Mary told us that in 2010, the Striga weed was decimating her maize crop. Striga, also called witchweed in parts of Kenya, is a parasitic plant and one of the biggest threats to maize and sorghum production in sub-Saharan Africa. According to icipe, it infests about 40 percent of the region’s arable land and causes an estimated US$7 to US$13 billion in crop losses each year. Around the Lake Victoria basin, where Mary farms, Striga can reduce maize yields by 30 to 100 percent.
And Striga wasn’t the only problem. Stem borers, insect larvae that tunnel through the stems of cereal crops, were also destroying her harvest.
When researchers from icipe first visited, Mary agreed to set aside a small experimental plot on farm. “I wanted to prove if the technology was effective or not,” she told us.
It didn’t take long.
“The stem borers ran away after a few days,” she said with a laugh.

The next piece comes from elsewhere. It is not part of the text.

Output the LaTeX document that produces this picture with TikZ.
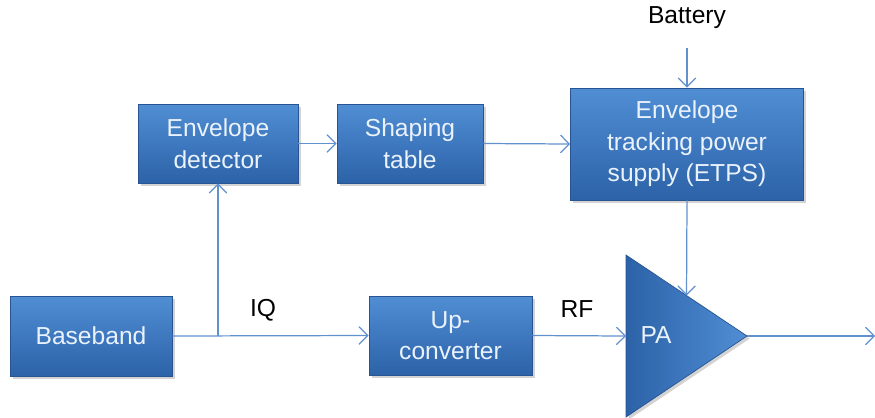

As we sat in the shade outside her house, Mary told us she is differently abled and relies on a crutch to move around her farm. But she also made something else very clear.
She is fully capable, demonstrating the importance of including farmers with disabilities in food systems advocacy work.
Walking through the farm with her we listening as she pointed out the Napier grass that repels stem borers and the Desmodium that suppresses Striga while enriching the soil with nitrogen. As she spoke, it became obvious that what makes Mary successful isn’t physical strength—although she has plenty of that, further showing the need to include farmers with disabilities. It’s years of observation, experimentation, and an openness to trying something new.